1 print_r(get_class_methods($result));

These are extremely simply, meaningless and useless examples, however they demonstrate the effective nature of using MySQLi with OOP. It allows you to be a lot more expressive with the way you work with your database and it’s returned data after queries. If you’re working procedurally, it makes sense to use MySQLi procedurally, and of course the same for OOP.

9.5 Interacting with your database

Once you’ve set up your database, tables and fields and have populated your tables with some dummy data, the next step is to start thinking about how you’ll interact with this data. This vastly changes depending on what type of website you’re building, but it’s a good idea to start writing code to do what you need. Let’s say you’re building a forum - it’s obvious that you need to read and write posts, so start with building up the functionality that will do this. You’ll need to think about how to output certain areas of the site, like the forum categories, topics within categories and posts within each topic. This may seems daunting at first, but actually it’s very easy. Let’s look at this as a more step by step process:

1. To list your categories, you’ll need to output them within a list. You’d query the database for all categories, output them wrapped in anchor (a) tags and have the link something like category.php?id=x, where x is the category ID from the database (this would more than likely be your primary key, set up as an auto incrementing integer). Bear in mind that SEO isn’t used here, so we’re using the raw format of the file and GET variable we’re passing.

2. When the user clicks this link, they’ll be directed to category.php, where the ID will need to be read. There are important considerations here, like security, as this data can easily be changed by the user. You may also consider categories that don’t exist, but this could be incorporated into the main query that pulls topics from this category. Now, to pull in topics, you’d have a separate topics table. Each topic would have the category ID field set to the category it belongs to, and therefore you could query this table based on the category ID that’s been defined within the URL. Now it’s just a case of outputting the topics as you have the categories, and wrap them in anchor tags again, linking to a page - perhaps topic.php?id=x. When you think of linking everything up like this it becomes much easier to think about how to transfer your user through to different pages, using GET data.

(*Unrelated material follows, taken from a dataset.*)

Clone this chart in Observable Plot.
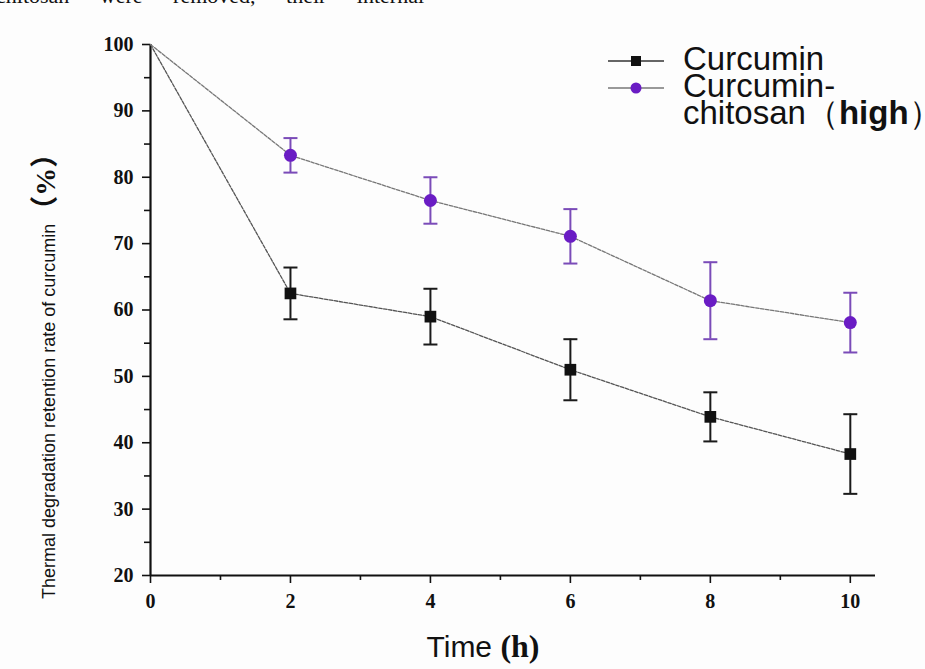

3. From here, it would just be a case of listing posts from the posts table that relate to the particular topic (again, we’ve specified this in the URL). This is the basis of most applications. It means you can build one template and use it for everything.

We’ll be touching on security later, but as a quick note, and as we’ve already briefly discussed, it’s extremely important that you take security into consideration. Absolutely anywhere that a user can modify data being sent to your server needs to be considered as it can be manipulated in a way that allows an attacker to take advantage of this. It also helps to include commonplace checks, like whether a particular topic exists, in case a normal user either purposely or accidentally changes the URL, and specifies something incorrectly, or a topic is deleted and a message needs to be presented to the user.

Of course, there is a lot more to creating a fully functional forum, but we’ll be discussing various other example applications along the way so we can start thinking like a programmer and address various other problems.

The main thing to think about is that the fundamental part of many dynamic websites is just grabbing data, showing it to the user and allowing an administrator or user to post data for later retrieval. It’s the cycle that once mastered properly, will make building dynamic websites a lot easier.

9.6 A Guestbook example

Although guestbooks aren’t really used anymore, they represent the fundamental functionality for the majority of dynamic websites.

So, let’s take a look at the thought process that would go into building a simple guestbook, where users could visit a page on our website to leave a comment. This functionality could be easily extended to blog posts, forum topics and much more. The key here is learning how to think about setting up tables so they can handle what you need to do. Once you’ve grasped this, you’re free to explore greater things.

Let’s start with thinking about what fields we need for storing information. A user will enter their name, email address (optional) and a message. But, that’s not all we need to store. We want to know what time they made the post and we also need to keep a unique field for indexing purposes to help speed up retrieval of data, and identify each post uniquely. So, the fields we need are:

· post_id

· name

· email

· message

· timestamp

But what about data types, lengths and default values and required values? Our post_id will obviously be an integer, our name, email and message a string and we’ll be storing the timestamp as an integer. So:

· post_id (int)

· name (varchar)

· email (varchar)

· message (text)

· timestamp (int)

Notice we have varchar and text. Varchar will require a fixed length whereas text doesn’t, although it’s advisable to give one. The int fields also don’t require a fixed length, although for the timestamp we could give one and assuming you’re not going to receive millions of posts, we can also limit post_id. Below is the amended fields with a brief explanation as to why we’ve given these the lengths we have.

· post_id (int 5) - This limit would still allow for 9999 posts. More than enough for now, but can be changed in future if this limit is approached.

· name (varchar 25) - This can vary dramatically, but 25 is more than enough characters to store the average first and last name. We’ve included a little more in case a large name or middle names(s) are included.

· email (varchar 85) - An email address is unlikely to be more than this, but emails can be up to 1024 characters.

· message (text 1000) - On the front end, we’ll be limiting characters count to 1000 characters, we’ll also be checking this within PHP. However, it’s good practice to also define this within your table.

· timestamp (int 10) - Currently, and for years and years to come, a timestamp will be 10 digits.

So, we’ve got the basis of our table and have everything fairly precise. But what about our field contents? We want them all to be mandatory except email, so we should define this. You’d need to include the NOT NULL property when defining these fields, and leave the email field as normal, so this isn’t defined as required. This isn’t required, but is advised.

All that’s left now is to write backend code to start interaction. Remember that it’s important to include validation and security when querying a database where user data is submitted or properties are defined when retrieving data (such as how many posts to display per page, etc.).

Why have we bothered to define all this when we can just lump it all into our table and not declare specific types, sizes and whether a field will be null? Well, of course you could store a username in a field with a text data type, but you’ll be ruining the design of your tables. You could also choose 30 characters for a varchar field for a username, but why would you when you might be validating within PHP to only accept 20 character maximum? Your database ties into your website and most likely cannot function without it. If you’re storing information and querying for data, design your database carefully and the transaction will be more harmonious and save you time in the long run.